Публикуются отрывки из пятнадцати стенограмм и из шести записей Февральского (см.: Статьи…, ч. 2) и Коренева, недавно поступивших в ЦГАЛИ.

{219} 23 марта 1936 года
Беседа Мейерхольда с актерами во время занятий Пяста по ритмике стиха

Мейерхольд. Здесь мне предстоит работа тяжелая, очень трудная, очень большая. Мы должны объединиться. Ведь действующих лиц в пьесе громадное количество. Для того, чтобы добиться единства, нам нужно создать для себя эти самоограничения, потому что только тогда, когда мы коллективно все соберемся около одного какого-то принципа, то большие результаты получатся. Этот принцип нам указал тов. Пяст. […] И мы пригласили тов. Пяста, который нам знаки расставил. Но неужели вы думаете, что я настолько наивный человек, что отдамся целиком в объятия Пяста? Шопен, когда играл, тоже знал, как сыграет эти ноты он и как сыграет Лист, и он, конечно, предвидел, как следующее поколение его изобразит. […]

Так что я бы сказал, что нам будут трудности бесконечно большие, и особенно трудно тем из актеров, которые очень эмоциональны, скажем, для Царева будет ужасно противно читать сцену Самозванца с Мариной у фонтана, на первых порах он должен будет запретить себе пускать в ход свою эмоциональность, пока он не овладеет приблизительностью, которую установил Пяст. Он тоже нарвется на то, что он встретил в «Каменном госте»[cxxxi]. У него было стремление съедать концы строк, и это съедание ввергало [его] в страшные прозаизмы, и я всякий раз удерживал. И мне это было неприятно делать. Я чувствовал, что у актера такая вкусная эмоция, а я своей дирижерской палочкой говорил: стоп! сделайте остановочку! Но я думаю, что он чувствовал, что я не хочу ни в коей мере посягать на его подъем, на его мочаловские порывы, и я думаю, что он простит мне некоторое постукивание. [Вот пример]. Исполнитель роли Германа или исполнительница [роли] графини — «формалисты» Вельтер и Ковальский[cxxxii] — они очень эмоционально насыщенны. Но что происходит? Дирижер Самосуд, давая им волю выражать свою эмоцию, в то же время стоит на страже интересов Чайковского, то есть если у актера его фермата не укладывается в счет «раз‑два‑три-четыре» и он потом задерживает такт и получается еще «раз» — нет, так нельзя. Значит, [дирижер] все время следит и там, где [актриса] передержала, он ведет оркестр дальше, а она свою эмоцию запирает на ключ и идет тоже дальше.

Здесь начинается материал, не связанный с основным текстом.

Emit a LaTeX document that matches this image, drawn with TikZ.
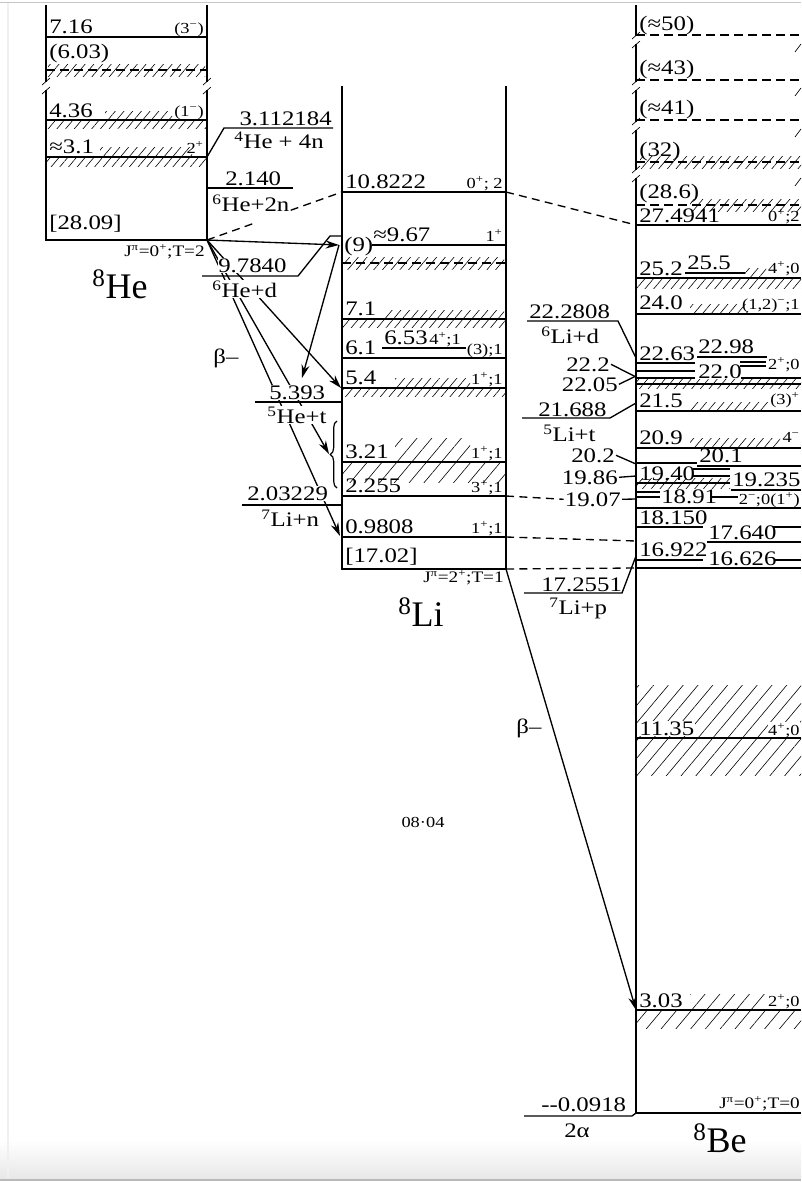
\documentclass[tikz,border=0pt]{standalone}
\usepackage{fontspec}
\setmainfont{Liberation Serif}[FakeStretch=1.2]
\newfontfamily\nuclfont{Liberation Serif}
\usetikzlibrary{calc, arrows.meta, patterns.meta, decorations.pathreplacing}

\begin{document}
\begin{tikzpicture}[x=0.75pt, y=-0.75pt, line width=1pt,
  lvl/.style={font=\fontsize{15.5}{16}\selectfont, inner sep=0.5pt},
  spin/.style={font=\fontsize{11.5}{12}\selectfont, inner sep=0.5pt},
  jt/.style={font=\fontsize{12}{13}\selectfont, inner sep=0.5pt},
  nucl/.style={font=\nuclfont\fontsize{27}{29}\selectfont, inner sep=0pt},
  mask/.style={fill=white},
  hatch/.style={pattern={Lines[angle=50, distance=5pt, line width=0.45pt]}},
  whatch/.style={pattern={Lines[angle=50, distance=8.5pt, line width=0.45pt]}},
  dlevel/.style={dash pattern=on 7pt off 3.5pt},
  link/.style={dash pattern=on 6pt off 4pt},
  decay/.style={-{Stealth[length=10pt, width=6pt]}},
  brk/.style={line width=0.5pt}]
  \useasboundingbox (0,0) rectangle (801,1182);
  \shade[top color=white, bottom color=gray!18] (0,1140) rectangle (801,1178);
  \draw[gray!55, line width=1.5pt] (0,1180) -- (801,1180);
  \draw[gray!45, line width=1pt] (0,2.5) -- (801,2.5);
  \draw[gray!12, line width=1pt] (8,3) -- (8,1178);

  \coordinate (heTL) at (46,5);
  \coordinate (heBL) at (46,240);
  \coordinate (heG) at (207,240);
  \coordinate (heTR) at (207,5);
  \coordinate (liTL) at (342,86);
  \coordinate (liBL) at (342,569);
  \coordinate (liGR) at (506,569);
  \coordinate (liTR) at (506,86);
  \coordinate (beT) at (636,5);
  \coordinate (beG) at (636,1113);
  \coordinate (beGR) at (801,1113);
  \coordinate (li9) at (339,245);
  \coordinate (li54) at (341,388);
  \coordinate (librace) at (329,454);
  \coordinate (li098) at (340,536);
  \coordinate (li108L) at (342,192);
  \coordinate (li108R) at (506,192);
  \coordinate (li2255R) at (506,496);
  \coordinate (li098R) at (506,537);
  \coordinate (t5393) at (302,378);
  \coordinate (be274) at (636,225);
  \coordinate (be222) at (636,377);
  \coordinate (be2205) at (636,376);
  \coordinate (be202) at (636,464);
  \coordinate (be1986) at (636,476);
  \coordinate (be1907) at (636,499);
  \coordinate (be1798) at (636,541);
  \coordinate (be169) at (636,568);
  \coordinate (be303) at (636,1010);

  \path[hatch] (48,64) rectangle (205,76);
  \path[hatch] (105,111) rectangle (172,120);
  \path[hatch] (47,120) rectangle (206,128);
  \path[hatch] (100,147) rectangle (192,157);
  \path[hatch] (47,157) rectangle (206,166);
  \path[hatch] (344,257) rectangle (504,269);
  \path[hatch] (385,310) rectangle (504,319);
  \path[hatch] (343,319) rectangle (505,327);
  \path[hatch] (395,378) rectangle (470,388);
  \path[hatch] (343,388) rectangle (505,396);
  \path[whatch] (395,438) rectangle (470,462);
  \path[whatch] (343,462) rectangle (505,482);
  \path[hatch] (640,156) rectangle (801,168);
  \path[hatch] (690,199) rectangle (801,211);
  \path[hatch] (745,268) rectangle (766,278);
  \path[hatch] (637,278) rectangle (801,288);
  \path[hatch] (690,304) rectangle (748,314);
  \path[hatch] (637,379) rectangle (801,388);
  \path[hatch] (690,402) rectangle (768,411);
  \path[hatch] (690,438) rectangle (780,448);
  \path[hatch] (637,478) rectangle (730,488);
  \path[whatch] (637,685) rectangle (801,775);
  \path[whatch] (690,994) rectangle (766,1010);
  \path[whatch] (637,1010) rectangle (801,1028);

  \draw[decay] (heG) -- (li9);
  \draw[decay] (heG) -- (li54);
  \draw[decay] (heG) -- (librace);
  \draw[decay] (heG) -- (li098);
  \draw[decay] (li9) -- (t5393);
  \draw[decay] (liGR) -- (be303);
  \draw[link] (heG) -- ($(heG)!0.34!(li108L)$);
  \draw[link] ($(heG)!0.62!(li108L)$) -- (li108L);
  \draw[link] (li108R) -- (be274);
  \draw[link] (li098R) -- (be1798);
  \draw[link] (liGR) -- (be169);

  \node[lvl, anchor=base west] (he716) at (48,33) {7.16};
  \node[spin, anchor=base east] (he716j) at (205,33) {(3\textsuperscript{−})};
  \node[lvl, anchor=base west] (he603) at (48,58) {(6.03)};
  \node[lvl, anchor=base west] (he436) at (48,117) {4.36};
  \node[spin, anchor=base east] (he436j) at (205,116) {(1\textsuperscript{−})};
  \node[lvl, anchor=base west] (he31) at (48,153) {≈3.1};
  \node[spin, anchor=base east] (he31j) at (205,153) {2\textsuperscript{+}};
  \node[lvl, anchor=base west] (he0) at (48,229) {[28.09]};
  \node[jt, anchor=base east] (heJT) at (206,256) {J\textsuperscript{π}=0\textsuperscript{+};T=2};
  \node[nucl] (heName) at (120,284) {\textsuperscript{8}He};

  \node[lvl, anchor=base east] (t3112) at (333,125) {3.112184};
  \node[lvl, anchor=base] (t3112r) at (279,148) {\textsuperscript{4}He + 4n};
  \node[lvl, anchor=base west] (t2140) at (224,185) {2.140};
  \node[lvl, anchor=base west] (t2140r) at (211,211) {\textsuperscript{6}He+2n};
  \node[lvl, mask, anchor=base west] (t9784) at (217,272) {9.7840};
  \node[lvl, mask, anchor=base west] (t9784r) at (211,297) {\textsuperscript{6}He+d};
  \node[lvl, mask, anchor=base west] (t5393l) at (268,399) {5.393};
  \node[lvl, mask, anchor=base west] (t5393r) at (266,423) {\textsuperscript{5}He+t};
  \node[lvl, mask, anchor=base west] (t2032) at (246,500) {2.03229};
  \node[lvl, mask, anchor=base west] (t2032r) at (260,526) {\textsuperscript{7}Li+n};
  \node[lvl] (betaHe) at (226,358) {β–};

  \node[lvl, anchor=base west] (li108) at (344,188) {10.8222};
  \node[spin, anchor=base east] (li108j) at (504,188) {0\textsuperscript{+}; 2};
  \node[lvl, anchor=base west] (li967) at (372,241) {≈9.67};
  \node[spin, anchor=base east] (li967j) at (504,241) {1\textsuperscript{+}};
  \node[lvl, anchor=base west] (li9l) at (343,251) {(9)};
  \node[lvl, anchor=base west] (li71) at (344,315) {7.1};
  \node[lvl, anchor=base west] (li653) at (383,344) {6.53};
  \node[spin, anchor=base west] (li653j) at (428,344) {4\textsuperscript{+};1};
  \node[spin, anchor=base east] (li61j) at (504,354) {(3);1};
  \node[lvl, anchor=base west] (li61) at (344,354) {6.1};
  \node[lvl, anchor=base west] (li54l) at (344,384) {5.4};
  \node[spin, anchor=base east] (li54j) at (504,384) {1\textsuperscript{+};1};
  \node[lvl, anchor=base west] (li321) at (344,458) {3.21};
  \node[spin, anchor=base east] (li321j) at (504,458) {1\textsuperscript{+};1};
  \node[lvl, anchor=base west] (li2255) at (344,492) {2.255};
  \node[spin, anchor=base east] (li2255j) at (504,492) {3\textsuperscript{+};1};
  \node[lvl, anchor=base west] (li098l) at (344,533) {0.9808};
  \node[spin, anchor=base east] (li098j) at (504,533) {1\textsuperscript{+};1};
  \node[lvl, anchor=base west] (li0) at (344,562) {[17.02]};
  \node[jt, anchor=base east] (liJT) at (505,582) {J\textsuperscript{π}=2\textsuperscript{+};T=1};
  \node[nucl] (liName) at (421,612) {\textsuperscript{8}Li};

  \node[lvl, anchor=base west] (t2228) at (528,318) {22.2808};
  \node[lvl, anchor=base west] (t2228r) at (540,343) {\textsuperscript{6}Li+d};
  \node[lvl, anchor=base east] (b222) at (611,371) {22.2};
  \node[lvl, anchor=base east] (b2205) at (619,391) {22.05};
  \node[lvl, anchor=base west] (t2169) at (537,416) {21.688};
  \node[lvl, anchor=base west] (t2169r) at (542,441) {\textsuperscript{5}Li+t};
  \node[lvl, anchor=base east] (b202) at (616,462) {20.2};
  \node[lvl, anchor=base east] (b1986) at (619,484) {19.86};
  \node[lvl, anchor=base east] (b1907) at (622,506) {19.07};
  \node[lvl, anchor=base west] (t1726) at (540,591) {17.2551};
  \node[lvl, anchor=base west] (t1726r) at (548,614) {\textsuperscript{7}Li+p};
  \node[lvl] (betaLi) at (529,728) {β–};
  \node[spin] (fignum) at (423,822) {08·04};

  \node[lvl, anchor=base west] (be50) at (638,30) {(≈50)};
  \node[lvl, anchor=base west] (be43) at (638,74) {(≈43)};
  \node[lvl, anchor=base west] (be41) at (638,114) {(≈41)};
  \node[lvl, anchor=base west] (be32) at (638,156) {(32)};
  \node[lvl, anchor=base west] (be286) at (638,198) {(28.6)};
  \node[lvl, anchor=base west] (be2749) at (638,222) {27.4941};
  \node[spin, anchor=base east] (be2749j) at (801,221) {0\textsuperscript{+};2};
  \node[lvl, anchor=base west] (be252) at (638,275) {25.2};
  \node[lvl, anchor=base west] (be255) at (686,269) {25.5};
  \node[spin, anchor=base east] (be255j) at (801,273) {4\textsuperscript{+};0};
  \node[lvl, anchor=base west] (be240) at (638,309) {24.0};
  \node[spin, anchor=base east] (be240j) at (801,309) {(1,2)\textsuperscript{−};1};
  \node[lvl, anchor=base west] (be2263) at (638,360) {22.63};
  \node[lvl, anchor=base west] (be2298) at (697,353) {22.98};
  \node[lvl, anchor=base west] (be220) at (697,378) {22.0};
  \node[spin, anchor=base east] (be220j) at (801,369) {2\textsuperscript{+};0};
  \node[lvl, anchor=base west] (be215) at (638,407) {21.5};
  \node[spin, anchor=base east] (be215j) at (801,404) {(3)\textsuperscript{+}};
  \node[lvl, anchor=base west] (be209) at (638,444) {20.9};
  \node[spin, anchor=base east] (be209j) at (801,442) {4\textsuperscript{−}};
  \node[lvl, anchor=base west] (be201) at (698,462) {20.1};
  \node[lvl, anchor=base west] (be1940) at (638,480) {19.40};
  \node[lvl, anchor=base west] (be19235) at (731,486) {19.235};
  \node[spin, anchor=base east] (be1891j) at (801,504) {2\textsuperscript{−};0(1\textsuperscript{+})};
  \node[lvl, anchor=base west] (be1891) at (660,503) {18.91};
  \node[lvl, anchor=base west] (be18150) at (638,524) {18.150};
  \node[lvl, anchor=base west] (be17640) at (707,539) {17.640};
  \node[lvl, anchor=base west] (be16922) at (638,556) {16.922};
  \node[lvl, anchor=base west] (be16626) at (707,565) {16.626};
  \node[lvl, mask, anchor=base west] (be1135) at (638,735) {11.35};
  \node[spin, mask, anchor=base east] (be1135j) at (801,735) {4\textsuperscript{+};0};
  \node[lvl, anchor=base west] (be303l) at (638,1007) {3.03};
  \node[spin, anchor=base east] (be303j) at (801,1006) {2\textsuperscript{+};0};
  \node[jt, anchor=base east] (beJT) at (801,1108) {J\textsuperscript{π}=0\textsuperscript{+};T=0};
  \node[lvl, anchor=base west] (t2a) at (540,1111) {-{}-0.0918};
  \node[lvl, anchor=base west] (t2ar) at (563,1137) {2α};
  \node[nucl] (beName) at (720,1138) {\textsuperscript{8}Be};

  \draw (b222.east) -- (be222);
  \draw (b2205.east) -- (be2205);
  \draw (b202.east) -- (be202);
  \draw (b1986.east) -- (be1986);
  \draw (b1907.east) -- (be1907);
  \draw[link] (li2255R) -- (b1907.west);

  \draw (heTL) -- (heBL) -- (heG) -- (heTR);
  \draw (46,37) -- (207,37);
  \draw[dlevel] (46,70) -- (207,70);
  \draw (46,120) -- (207,120);
  \draw (46,157) -- (207,157);
  \draw (207,157) -- (224,128) -- (333,128);
  \draw (207,188) -- (293,188);
  \draw (202,276) -- (298,276) -- (330,236) -- (342,236);
  \draw (255,402) -- (342,402);
  \draw (242,505) -- (342,505);

  \draw (liTL) -- (liBL) -- (liGR) -- (liTR);
  \draw (342,192) -- (506,192);
  \draw (372,245) -- (506,245);
  \draw[dlevel] (342,263) -- (506,263);
  \draw (342,319) -- (506,319);
  \draw (382,348) -- (466,348);
  \draw (342,358) -- (506,358);
  \draw (342,388) -- (506,388);
  \draw (342,462) -- (506,462);
  \draw (342,496) -- (506,496);
  \draw (342,537) -- (506,537);
  \draw[line width=0.9pt, decorate, decoration={brace, amplitude=5pt}] (337,488) -- (337,421);

  \draw (527,321) -- (618,321) -- (636,358);
  \draw (522,418) -- (610,418) -- (636,403);
  \draw (524,593) -- (622,593) -- (636,556);
  \draw (524,1116) -- (632,1116) -- (636,1113);

  \draw (beT) -- (beG) -- (beGR);
  \draw[dlevel] (636,35) -- (801,35);
  \draw[dlevel] (636,80) -- (801,80);
  \draw[dlevel] (636,120) -- (801,120);
  \draw[dlevel] (636,162) -- (801,162);
  \draw[dlevel] (636,205) -- (801,205);
  \draw (636,225) -- (801,225);
  \draw (685,273) -- (745,273);
  \draw (636,278) -- (801,278);
  \draw (636,314) -- (801,314);
  \draw (697,357) -- (767,357);
  \draw (636,363) -- (695,363);
  \draw (740,362) -- (766,362);
  \draw (740,366) -- (766,366);
  \draw (636,371) -- (695,371);
  \draw (636,378) -- (695,378);
  \draw (741,378) -- (801,378);
  \draw (636,384) -- (801,384);
  \draw (636,411) -- (801,411);
  \draw (636,448) -- (801,448);
  \draw (636,463) -- (697,463);
  \draw (697,466) -- (801,466);
  \draw (693,469) -- (730,469);
  \draw (693,476) -- (730,476);
  \draw (636,483) -- (730,483);
  \draw (731,490) -- (801,490);
  \draw (636,492) -- (660,492);
  \draw (636,497) -- (660,497);
  \draw (711,497) -- (738,497);
  \draw (636,508) -- (801,508);
  \draw (636,527) -- (703,527);
  \draw (773,527) -- (801,527);
  \draw (707,542) -- (801,542);
  \draw (636,560) -- (703,560);
  \draw (775,560) -- (801,560);
  \draw (636,568) -- (801,568);
  \draw (636,738) -- (801,738);
  \draw (636,1010) -- (801,1010);

  \foreach \bx/\by in {46/86, 207/86, 636/40, 636/86, 636/126, 636/174} {
    \fill[white] (\bx-3,\by-4) rectangle (\bx+3,\by+4);
    \draw[brk] (\bx-4,\by-1) -- (\bx+4,\by-8);
    \draw[brk] (\bx-4,\by+8) -- (\bx+4,\by+1);
  }
  \foreach \by in {48, 92, 133, 182}
    \draw[brk] (795,\by+4) -- (801,\by-4);
\end{tikzpicture}
\end{document}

Здесь самоограничение не имеет в виду наложить шоры на ваши порывы, на ваше дыхание, на вашу возбудимость. Нет, ни в коей мере. А это дает своеобразную границу, в пределах которой вы должны держаться, вы должны сокращать себя.

Вообразите сами. В сцене Девичьего поля, где все ограды церкви, все главы, кресты унизаны народом. Вой и плач достигли таких размеров, что, как писал Карамзин, за этим человеческие голоса пропадали. Так что мне тоже было бы нежелательно такую сцену изобразить. Но я сразу себя ограничиваю и говорю: а здесь так не дозволено, потому что здесь поэт написал народную сцену, поместив ее в пределах двух страничек. Затем экономно распределил: здесь одного, здесь другого, третьего и баба — и больше ничего. В общем, на сцене играют четыре человека[cxxxiii]. Значит, я должен иметь такой такт, чтобы дать то, что в кинематографии {221} называется «крупным планом» . Я имею дело с четырьмя человеками , и они должны выразить все , что мне нужно , а народ я должен дать где - то за кулисами , причем я должен так поставить , чтобы эти четыре человека явились грандиознейшими фигурами , чтобы было понятно , что этот кусочек вырван из толпы . [ … ]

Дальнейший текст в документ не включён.